= TO BE DONE =
Select every line containing the word "this" from the material, and copy those lines.

BEGIN WORKING DATA

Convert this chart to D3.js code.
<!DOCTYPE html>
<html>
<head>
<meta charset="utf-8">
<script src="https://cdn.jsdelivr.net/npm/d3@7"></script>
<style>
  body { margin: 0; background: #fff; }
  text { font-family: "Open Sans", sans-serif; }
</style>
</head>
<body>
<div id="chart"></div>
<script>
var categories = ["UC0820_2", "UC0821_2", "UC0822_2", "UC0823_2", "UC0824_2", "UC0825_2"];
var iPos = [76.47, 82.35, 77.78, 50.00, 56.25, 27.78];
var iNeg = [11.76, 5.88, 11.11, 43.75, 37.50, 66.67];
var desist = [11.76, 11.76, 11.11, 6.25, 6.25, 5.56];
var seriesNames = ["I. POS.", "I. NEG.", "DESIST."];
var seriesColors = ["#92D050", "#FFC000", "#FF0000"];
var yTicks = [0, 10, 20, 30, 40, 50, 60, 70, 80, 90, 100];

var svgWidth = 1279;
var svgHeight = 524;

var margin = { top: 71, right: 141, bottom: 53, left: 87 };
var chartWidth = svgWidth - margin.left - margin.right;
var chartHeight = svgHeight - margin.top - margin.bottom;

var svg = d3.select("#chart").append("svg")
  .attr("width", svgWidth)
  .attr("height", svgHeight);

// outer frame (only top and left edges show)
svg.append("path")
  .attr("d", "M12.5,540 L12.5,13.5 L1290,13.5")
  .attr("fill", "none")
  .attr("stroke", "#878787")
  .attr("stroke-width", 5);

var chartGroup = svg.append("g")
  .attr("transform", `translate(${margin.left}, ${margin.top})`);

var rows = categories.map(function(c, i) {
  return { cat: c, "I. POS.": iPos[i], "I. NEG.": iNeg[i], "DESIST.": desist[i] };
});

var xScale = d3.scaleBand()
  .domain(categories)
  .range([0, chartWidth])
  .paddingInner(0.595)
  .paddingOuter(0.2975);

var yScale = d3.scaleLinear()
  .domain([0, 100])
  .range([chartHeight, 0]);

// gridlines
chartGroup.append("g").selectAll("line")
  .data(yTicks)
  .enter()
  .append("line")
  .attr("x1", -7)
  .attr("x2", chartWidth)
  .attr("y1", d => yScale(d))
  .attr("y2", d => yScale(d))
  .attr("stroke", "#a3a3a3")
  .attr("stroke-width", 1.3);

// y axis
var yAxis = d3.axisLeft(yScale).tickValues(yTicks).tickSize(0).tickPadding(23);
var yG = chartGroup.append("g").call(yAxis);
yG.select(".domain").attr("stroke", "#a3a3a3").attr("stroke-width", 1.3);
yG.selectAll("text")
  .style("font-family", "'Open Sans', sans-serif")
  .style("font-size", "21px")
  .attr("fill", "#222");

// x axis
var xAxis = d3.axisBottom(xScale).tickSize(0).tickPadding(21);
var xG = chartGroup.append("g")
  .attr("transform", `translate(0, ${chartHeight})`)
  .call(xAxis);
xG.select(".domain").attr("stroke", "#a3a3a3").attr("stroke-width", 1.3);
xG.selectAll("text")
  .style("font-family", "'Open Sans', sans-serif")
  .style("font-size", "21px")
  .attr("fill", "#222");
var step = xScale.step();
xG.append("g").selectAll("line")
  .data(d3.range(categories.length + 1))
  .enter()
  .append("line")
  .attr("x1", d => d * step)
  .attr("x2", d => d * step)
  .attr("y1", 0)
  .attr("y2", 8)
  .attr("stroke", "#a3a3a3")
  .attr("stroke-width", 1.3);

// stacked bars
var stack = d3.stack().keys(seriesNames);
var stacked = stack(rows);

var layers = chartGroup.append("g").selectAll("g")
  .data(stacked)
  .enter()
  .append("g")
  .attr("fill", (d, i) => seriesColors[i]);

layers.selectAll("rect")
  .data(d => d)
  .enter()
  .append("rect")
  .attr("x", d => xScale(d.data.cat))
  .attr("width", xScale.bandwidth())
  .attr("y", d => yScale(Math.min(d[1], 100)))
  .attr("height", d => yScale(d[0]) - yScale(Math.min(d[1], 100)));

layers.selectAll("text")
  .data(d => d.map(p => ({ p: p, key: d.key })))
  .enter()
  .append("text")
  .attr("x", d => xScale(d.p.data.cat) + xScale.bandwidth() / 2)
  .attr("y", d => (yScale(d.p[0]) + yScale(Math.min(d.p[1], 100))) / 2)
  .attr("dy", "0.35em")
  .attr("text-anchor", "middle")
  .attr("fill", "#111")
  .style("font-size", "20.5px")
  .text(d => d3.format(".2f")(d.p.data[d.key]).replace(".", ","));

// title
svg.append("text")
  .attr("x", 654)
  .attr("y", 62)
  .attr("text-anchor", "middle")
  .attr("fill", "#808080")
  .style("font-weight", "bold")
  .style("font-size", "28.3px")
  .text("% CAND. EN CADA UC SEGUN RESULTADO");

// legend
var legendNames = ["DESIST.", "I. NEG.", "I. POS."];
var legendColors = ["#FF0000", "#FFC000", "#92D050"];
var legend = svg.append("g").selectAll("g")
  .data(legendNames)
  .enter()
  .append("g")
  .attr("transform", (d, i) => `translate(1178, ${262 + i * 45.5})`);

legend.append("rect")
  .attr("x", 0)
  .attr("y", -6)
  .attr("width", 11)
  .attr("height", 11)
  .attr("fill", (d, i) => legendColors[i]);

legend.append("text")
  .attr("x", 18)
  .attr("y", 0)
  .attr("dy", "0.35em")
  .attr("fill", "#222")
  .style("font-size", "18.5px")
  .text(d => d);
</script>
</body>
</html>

END WORKING DATA
BEGIN WORKING DATA

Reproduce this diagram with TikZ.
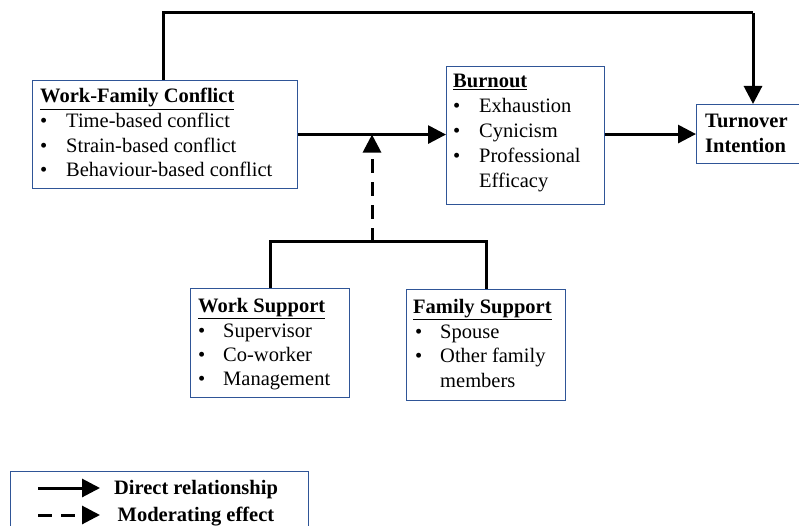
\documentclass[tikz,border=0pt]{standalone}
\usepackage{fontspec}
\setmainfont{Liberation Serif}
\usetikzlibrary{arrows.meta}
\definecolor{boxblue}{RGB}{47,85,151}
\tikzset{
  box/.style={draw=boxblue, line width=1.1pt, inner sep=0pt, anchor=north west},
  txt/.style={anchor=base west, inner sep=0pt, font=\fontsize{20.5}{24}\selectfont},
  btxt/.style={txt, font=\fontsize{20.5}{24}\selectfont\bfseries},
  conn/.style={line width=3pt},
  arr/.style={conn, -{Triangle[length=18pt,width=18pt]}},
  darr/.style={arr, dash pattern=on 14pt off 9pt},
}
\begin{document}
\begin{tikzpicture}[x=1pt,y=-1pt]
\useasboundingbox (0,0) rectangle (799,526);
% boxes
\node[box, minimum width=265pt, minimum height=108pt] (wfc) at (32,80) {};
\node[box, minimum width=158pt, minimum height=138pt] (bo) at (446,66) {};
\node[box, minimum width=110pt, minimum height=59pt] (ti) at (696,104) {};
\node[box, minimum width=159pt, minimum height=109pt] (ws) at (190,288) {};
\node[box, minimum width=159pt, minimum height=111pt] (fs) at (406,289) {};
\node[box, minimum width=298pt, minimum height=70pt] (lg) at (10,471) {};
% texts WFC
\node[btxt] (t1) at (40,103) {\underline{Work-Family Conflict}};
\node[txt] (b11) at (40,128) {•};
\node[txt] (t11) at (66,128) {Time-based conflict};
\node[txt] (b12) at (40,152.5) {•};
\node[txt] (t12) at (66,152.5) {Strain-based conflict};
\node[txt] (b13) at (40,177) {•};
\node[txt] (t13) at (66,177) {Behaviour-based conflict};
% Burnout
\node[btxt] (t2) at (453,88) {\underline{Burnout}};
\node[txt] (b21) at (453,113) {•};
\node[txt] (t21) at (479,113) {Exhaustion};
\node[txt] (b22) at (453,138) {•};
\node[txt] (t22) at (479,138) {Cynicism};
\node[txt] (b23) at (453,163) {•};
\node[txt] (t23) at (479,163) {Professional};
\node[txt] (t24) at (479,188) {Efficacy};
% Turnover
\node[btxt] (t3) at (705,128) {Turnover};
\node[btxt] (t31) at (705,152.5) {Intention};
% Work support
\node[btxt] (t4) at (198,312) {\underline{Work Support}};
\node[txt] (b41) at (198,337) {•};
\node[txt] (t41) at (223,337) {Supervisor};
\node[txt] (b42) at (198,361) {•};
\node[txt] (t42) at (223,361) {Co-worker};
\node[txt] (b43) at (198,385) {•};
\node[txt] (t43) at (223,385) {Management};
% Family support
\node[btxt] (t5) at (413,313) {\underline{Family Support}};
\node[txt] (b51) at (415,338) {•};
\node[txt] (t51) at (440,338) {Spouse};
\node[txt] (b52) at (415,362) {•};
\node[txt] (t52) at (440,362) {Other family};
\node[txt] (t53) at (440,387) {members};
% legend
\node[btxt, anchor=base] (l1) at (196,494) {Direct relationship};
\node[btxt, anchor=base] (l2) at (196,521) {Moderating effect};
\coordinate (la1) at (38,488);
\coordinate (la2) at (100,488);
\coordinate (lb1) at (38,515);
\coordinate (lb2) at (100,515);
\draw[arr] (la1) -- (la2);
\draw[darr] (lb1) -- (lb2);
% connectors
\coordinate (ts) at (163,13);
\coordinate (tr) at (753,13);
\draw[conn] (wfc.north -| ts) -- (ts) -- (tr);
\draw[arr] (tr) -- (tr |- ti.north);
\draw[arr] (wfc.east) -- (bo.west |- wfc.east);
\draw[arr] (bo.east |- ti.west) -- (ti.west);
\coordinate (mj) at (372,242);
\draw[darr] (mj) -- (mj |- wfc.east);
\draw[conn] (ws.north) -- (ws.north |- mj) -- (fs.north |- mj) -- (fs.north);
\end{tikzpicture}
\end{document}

END WORKING DATA
BEGIN WORKING DATA

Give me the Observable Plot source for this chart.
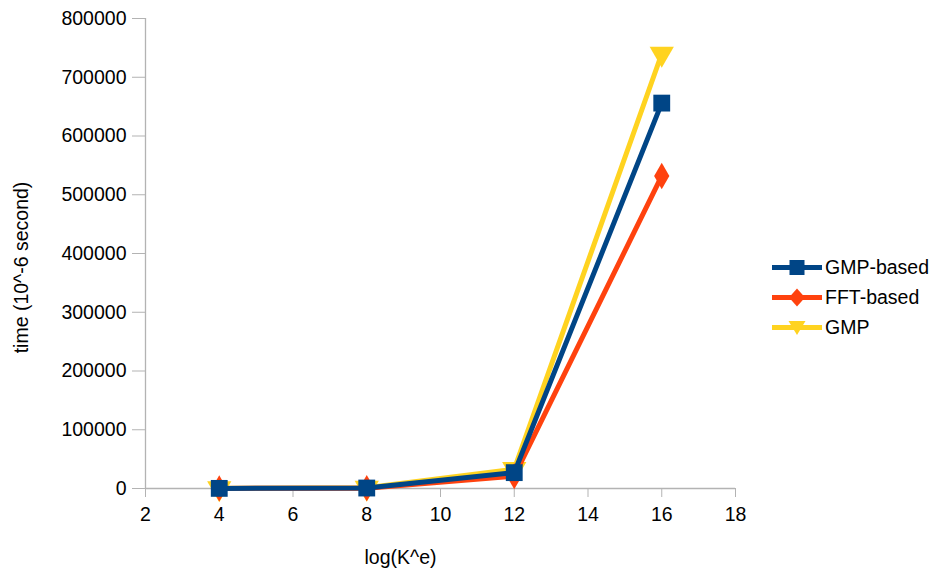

END WORKING DATA

= EXERCISE RESPONSE =
Convert this chart to D3.js code.
Reproduce this diagram with TikZ.
Give me the Observable Plot source for this chart.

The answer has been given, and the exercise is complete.